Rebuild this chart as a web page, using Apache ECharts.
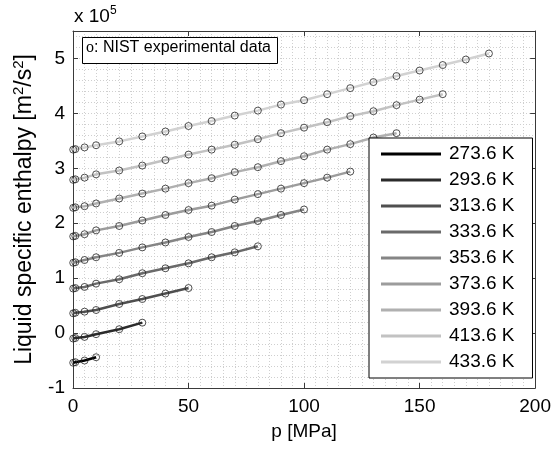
<!DOCTYPE html>
<html>
<head>
<meta charset="utf-8">
<script src="https://cdn.jsdelivr.net/npm/echarts@6/dist/echarts.min.js"></script>
<style>html,body{margin:0;padding:0;background:#fff;}#chart{width:554px;height:450px;}</style>
</head>
<body>
<div id="chart"></div>
<script>
// Temperatures (legend)
const temps = ['273.6 K','293.6 K','313.6 K','333.6 K','353.6 K','373.6 K','393.6 K','413.6 K','433.6 K'];
// Pressures [MPa] of the NIST points (each isotherm uses the first N)
const pressures = [0.1, 1, 5, 10, 20, 30, 40, 50, 60, 70, 80, 90, 100, 110, 120, 130, 140, 150, 160, 170, 180];
// Liquid specific enthalpy, in units of 1e5 m^2/s^2
const h273 = [-0.54, -0.53, -0.50, -0.44];
const h293 = [-0.10, -0.09, -0.07, -0.02, 0.07, 0.19];
const h313 = [0.36, 0.37, 0.39, 0.42, 0.53, 0.62, 0.72, 0.82];
const h333 = [0.81, 0.82, 0.84, 0.90, 0.98, 1.09, 1.18, 1.27, 1.38, 1.47, 1.58];
const h353 = [1.28, 1.29, 1.33, 1.38, 1.46, 1.56, 1.65, 1.75, 1.84, 1.95, 2.04, 2.15, 2.25];
const h373 = [1.76, 1.77, 1.80, 1.87, 1.95, 2.05, 2.15, 2.24, 2.32, 2.43, 2.53, 2.63, 2.73, 2.83, 2.94];
const h393 = [2.28, 2.29, 2.31, 2.36, 2.45, 2.54, 2.63, 2.73, 2.82, 2.93, 3.02, 3.13, 3.22, 3.34, 3.44, 3.56, 3.64];
const h413 = [2.79, 2.80, 2.83, 2.89, 2.96, 3.05, 3.15, 3.25, 3.34, 3.43, 3.53, 3.64, 3.74, 3.84, 3.95, 4.04, 4.15, 4.25, 4.35];
const h433 = [3.34, 3.35, 3.38, 3.42, 3.49, 3.58, 3.67, 3.77, 3.86, 3.96, 4.05, 4.16, 4.24, 4.35, 4.46, 4.57, 4.68, 4.78, 4.88, 4.98, 5.09];
const enthalpy = [h273, h293, h313, h333, h353, h373, h393, h413, h433];
// Axis ticks
const xTicks = [0, 50, 100, 150, 200];
const yTicks = [-1, 0, 1, 2, 3, 4, 5];

const lineColors = ['#000000','#2b2b2b','#4f4f4f','#6a6a6a','#858585','#9c9c9c','#b0b0b0','#c2c2c2','#d2d2d2'];
const FONT = '"Liberation Sans", Arial, Helvetica, sans-serif';
const AXC = '#3a3a3a';
const GRIDC = '#cfcfcf';
const DOT = [1, 2];

const chart = echarts.init(document.getElementById('chart'), null, {renderer: 'canvas'});

const series = [];
enthalpy.forEach((h, k) => {
  const pts = h.map((v, i) => [pressures[i], v]);
  series.push({
    name: temps[k], type: 'line', data: pts, symbol: 'none', silent: true,
    lineStyle: {color: lineColors[k], width: 2.5}, itemStyle: {color: lineColors[k]}, z: 2
  });
});
enthalpy.forEach((h, k) => {
  const pts = h.map((v, i) => [pressures[i], v]);
  series.push({
    name: 'NIST ' + temps[k], type: 'scatter', data: pts, symbol: 'circle', symbolSize: 7, silent: true,
    itemStyle: {color: 'rgba(0,0,0,0)', borderColor: '#262626', borderWidth: 1}, z: 3
  });
});

const xMin = xTicks[0], xMax = xTicks[xTicks.length - 1], xInt = xTicks[1] - xTicks[0];
const yMin = yTicks[0], yMax = 5.5, yInt = yTicks[1] - yTicks[0];

const option = {
  animation: false,
  backgroundColor: '#ffffff',
  textStyle: {fontFamily: FONT},
  grid: {left: 73, right: 17, top: 31, bottom: 62},
  xAxis: [
    {type: 'value', min: xMin, max: xMax, interval: xInt, position: 'bottom',
     name: 'p [MPa]', nameLocation: 'middle', nameGap: 34,
     nameTextStyle: {fontSize: 19, color: '#000', fontFamily: FONT},
     axisLine: {show: true, onZero: false, lineStyle: {color: AXC, width: 1}},
     axisTick: {show: true, inside: true, length: 5, lineStyle: {color: AXC}},
     axisLabel: {show: true, margin: 9, fontSize: 19, color: '#000', fontFamily: FONT},
     splitLine: {show: false}},
    {type: 'value', min: xMin, max: xMax, interval: xInt, position: 'top',
     axisLine: {show: true, onZero: false, lineStyle: {color: AXC, width: 1}},
     axisTick: {show: true, inside: true, length: 5, lineStyle: {color: AXC}},
     axisLabel: {show: false}, splitLine: {show: false}},
    {type: 'value', min: xMin, max: xMax, interval: 5, position: 'bottom',
     axisLine: {show: false, onZero: false}, axisTick: {show: false}, axisLabel: {show: false},
     splitLine: {show: true, lineStyle: {color: GRIDC, width: 1, type: DOT}}, z: 0}
  ],
  yAxis: [
    {type: 'value', min: yMin, max: yMax, interval: yInt, position: 'left',
     name: 'Liquid specific enthalpy [m{sup|2}/s{sup|2}]', nameLocation: 'middle', nameGap: 31,
     nameTextStyle: {fontSize: 23, color: '#000', fontFamily: FONT, lineHeight: 26,
       rich: {sup: {fontSize: 15, lineHeight: 15, verticalAlign: 'top', color: '#000', fontFamily: FONT}}},
     axisLine: {show: true, onZero: false, lineStyle: {color: AXC, width: 1}},
     axisTick: {show: true, inside: true, length: 5, lineStyle: {color: AXC}},
     axisLabel: {show: true, margin: 8, fontSize: 19, color: '#000', fontFamily: FONT, showMaxLabel: false},
     splitLine: {show: false}},
    {type: 'value', min: yMin, max: yMax, interval: yInt, position: 'right',
     axisLine: {show: true, onZero: false, lineStyle: {color: AXC, width: 1}},
     axisTick: {show: true, inside: true, length: 5, lineStyle: {color: AXC}},
     axisLabel: {show: false}, splitLine: {show: false}},
    {type: 'value', min: yMin, max: yMax, interval: 0.2, position: 'left',
     axisLine: {show: false, onZero: false}, axisTick: {show: false}, axisLabel: {show: false},
     splitLine: {show: true, lineStyle: {color: GRIDC, width: 1, type: DOT}}, z: 0}
  ],
  legend: {
    data: temps, orient: 'vertical', left: 369, top: 138,
    padding: [6, 18, 6, 12], itemGap: 6, itemWidth: 60, itemHeight: 3, icon: 'rect',
    backgroundColor: '#ffffff', borderColor: '#000', borderWidth: 1, borderRadius: 0,
    textStyle: {fontSize: 19, lineHeight: 20, color: '#000', fontFamily: FONT, padding: [0, 0, 0, 3]},
    selectedMode: false, z: 10
  },
  graphic: [
    {type: 'rect', left: 82, top: 37, shape: {width: 195, height: 26}, z: 20,
     style: {fill: '#fff', stroke: '#000', lineWidth: 1}},
    {type: 'text', left: 86, top: 40, z: 21,
     style: {text: '{o|o}: NIST experimental data', font: '16px ' + FONT, fill: '#000',
       rich: {o: {fontFamily: '"Liberation Serif", "Times New Roman", serif', fontSize: 16, fill: '#000'}}}},
    {type: 'text', left: 74, top: 5, z: 21,
     style: {text: 'x 10{sup|5}', font: '19px ' + FONT, fill: '#000', lineHeight: 24,
       rich: {sup: {fontSize: 12, lineHeight: 12, verticalAlign: 'top', fontFamily: FONT, fill: '#000'}}}}
  ],
  series: series
};
chart.setOption(option);
</script>
</body>
</html>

▶ _GIVEN REQUEST_:
Return the listing above word for word, with the pictures removed.

▶ _REPLY_:
Rebuild this chart as a web page, using Apache ECharts.
<!DOCTYPE html>
<html>
<head>
<meta charset="utf-8">
<script src="https://cdn.jsdelivr.net/npm/echarts@6/dist/echarts.min.js"></script>
<style>html,body{margin:0;padding:0;background:#fff;}#chart{width:554px;height:450px;}</style>
</head>
<body>
<div id="chart"></div>
<script>
// Temperatures (legend)
const temps = ['273.6 K','293.6 K','313.6 K','333.6 K','353.6 K','373.6 K','393.6 K','413.6 K','433.6 K'];
// Pressures [MPa] of the NIST points (each isotherm uses the first N)
const pressures = [0.1, 1, 5, 10, 20, 30, 40, 50, 60, 70, 80, 90, 100, 110, 120, 130, 140, 150, 160, 170, 180];
// Liquid specific enthalpy, in units of 1e5 m^2/s^2
const h273 = [-0.54, -0.53, -0.50, -0.44];
const h293 = [-0.10, -0.09, -0.07, -0.02, 0.07, 0.19];
const h313 = [0.36, 0.37, 0.39, 0.42, 0.53, 0.62, 0.72, 0.82];
const h333 = [0.81, 0.82, 0.84, 0.90, 0.98, 1.09, 1.18, 1.27, 1.38, 1.47, 1.58];
const h353 = [1.28, 1.29, 1.33, 1.38, 1.46, 1.56, 1.65, 1.75, 1.84, 1.95, 2.04, 2.15, 2.25];
const h373 = [1.76, 1.77, 1.80, 1.87, 1.95, 2.05, 2.15, 2.24, 2.32, 2.43, 2.53, 2.63, 2.73, 2.83, 2.94];
const h393 = [2.28, 2.29, 2.31, 2.36, 2.45, 2.54, 2.63, 2.73, 2.82, 2.93, 3.02, 3.13, 3.22, 3.34, 3.44, 3.56, 3.64];
const h413 = [2.79, 2.80, 2.83, 2.89, 2.96, 3.05, 3.15, 3.25, 3.34, 3.43, 3.53, 3.64, 3.74, 3.84, 3.95, 4.04, 4.15, 4.25, 4.35];
const h433 = [3.34, 3.35, 3.38, 3.42, 3.49, 3.58, 3.67, 3.77, 3.86, 3.96, 4.05, 4.16, 4.24, 4.35, 4.46, 4.57, 4.68, 4.78, 4.88, 4.98, 5.09];
const enthalpy = [h273, h293, h313, h333, h353, h373, h393, h413, h433];
// Axis ticks
const xTicks = [0, 50, 100, 150, 200];
const yTicks = [-1, 0, 1, 2, 3, 4, 5];

const lineColors = ['#000000','#2b2b2b','#4f4f4f','#6a6a6a','#858585','#9c9c9c','#b0b0b0','#c2c2c2','#d2d2d2'];
const FONT = '"Liberation Sans", Arial, Helvetica, sans-serif';
const AXC = '#3a3a3a';
const GRIDC = '#cfcfcf';
const DOT = [1, 2];

const chart = echarts.init(document.getElementById('chart'), null, {renderer: 'canvas'});

const series = [];
enthalpy.forEach((h, k) => {
  const pts = h.map((v, i) => [pressures[i], v]);
  series.push({
    name: temps[k], type: 'line', data: pts, symbol: 'none', silent: true,
    lineStyle: {color: lineColors[k], width: 2.5}, itemStyle: {color: lineColors[k]}, z: 2
  });
});
enthalpy.forEach((h, k) => {
  const pts = h.map((v, i) => [pressures[i], v]);
  series.push({
    name: 'NIST ' + temps[k], type: 'scatter', data: pts, symbol: 'circle', symbolSize: 7, silent: true,
    itemStyle: {color: 'rgba(0,0,0,0)', borderColor: '#262626', borderWidth: 1}, z: 3
  });
});

const xMin = xTicks[0], xMax = xTicks[xTicks.length - 1], xInt = xTicks[1] - xTicks[0];
const yMin = yTicks[0], yMax = 5.5, yInt = yTicks[1] - yTicks[0];

const option = {
  animation: false,
  backgroundColor: '#ffffff',
  textStyle: {fontFamily: FONT},
  grid: {left: 73, right: 17, top: 31, bottom: 62},
  xAxis: [
    {type: 'value', min: xMin, max: xMax, interval: xInt, position: 'bottom',
     name: 'p [MPa]', nameLocation: 'middle', nameGap: 34,
     nameTextStyle: {fontSize: 19, color: '#000', fontFamily: FONT},
     axisLine: {show: true, onZero: false, lineStyle: {color: AXC, width: 1}},
     axisTick: {show: true, inside: true, length: 5, lineStyle: {color: AXC}},
     axisLabel: {show: true, margin: 9, fontSize: 19, color: '#000', fontFamily: FONT},
     splitLine: {show: false}},
    {type: 'value', min: xMin, max: xMax, interval: xInt, position: 'top',
     axisLine: {show: true, onZero: false, lineStyle: {color: AXC, width: 1}},
     axisTick: {show: true, inside: true, length: 5, lineStyle: {color: AXC}},
     axisLabel: {show: false}, splitLine: {show: false}},
    {type: 'value', min: xMin, max: xMax, interval: 5, position: 'bottom',
     axisLine: {show: false, onZero: false}, axisTick: {show: false}, axisLabel: {show: false},
     splitLine: {show: true, lineStyle: {color: GRIDC, width: 1, type: DOT}}, z: 0}
  ],
  yAxis: [
    {type: 'value', min: yMin, max: yMax, interval: yInt, position: 'left',
     name: 'Liquid specific enthalpy [m{sup|2}/s{sup|2}]', nameLocation: 'middle', nameGap: 31,
     nameTextStyle: {fontSize: 23, color: '#000', fontFamily: FONT, lineHeight: 26,
       rich: {sup: {fontSize: 15, lineHeight: 15, verticalAlign: 'top', color: '#000', fontFamily: FONT}}},
     axisLine: {show: true, onZero: false, lineStyle: {color: AXC, width: 1}},
     axisTick: {show: true, inside: true, length: 5, lineStyle: {color: AXC}},
     axisLabel: {show: true, margin: 8, fontSize: 19, color: '#000', fontFamily: FONT, showMaxLabel: false},
     splitLine: {show: false}},
    {type: 'value', min: yMin, max: yMax, interval: yInt, position: 'right',
     axisLine: {show: true, onZero: false, lineStyle: {color: AXC, width: 1}},
     axisTick: {show: true, inside: true, length: 5, lineStyle: {color: AXC}},
     axisLabel: {show: false}, splitLine: {show: false}},
    {type: 'value', min: yMin, max: yMax, interval: 0.2, position: 'left',
     axisLine: {show: false, onZero: false}, axisTick: {show: false}, axisLabel: {show: false},
     splitLine: {show: true, lineStyle: {color: GRIDC, width: 1, type: DOT}}, z: 0}
  ],
  legend: {
    data: temps, orient: 'vertical', left: 369, top: 138,
    padding: [6, 18, 6, 12], itemGap: 6, itemWidth: 60, itemHeight: 3, icon: 'rect',
    backgroundColor: '#ffffff', borderColor: '#000', borderWidth: 1, borderRadius: 0,
    textStyle: {fontSize: 19, lineHeight: 20, color: '#000', fontFamily: FONT, padding: [0, 0, 0, 3]},
    selectedMode: false, z: 10
  },
  graphic: [
    {type: 'rect', left: 82, top: 37, shape: {width: 195, height: 26}, z: 20,
     style: {fill: '#fff', stroke: '#000', lineWidth: 1}},
    {type: 'text', left: 86, top: 40, z: 21,
     style: {text: '{o|o}: NIST experimental data', font: '16px ' + FONT, fill: '#000',
       rich: {o: {fontFamily: '"Liberation Serif", "Times New Roman", serif', fontSize: 16, fill: '#000'}}}},
    {type: 'text', left: 74, top: 5, z: 21,
     style: {text: 'x 10{sup|5}', font: '19px ' + FONT, fill: '#000', lineHeight: 24,
       rich: {sup: {fontSize: 12, lineHeight: 12, verticalAlign: 'top', fontFamily: FONT, fill: '#000'}}}}
  ],
  series: series
};
chart.setOption(option);
</script>
</body>
</html>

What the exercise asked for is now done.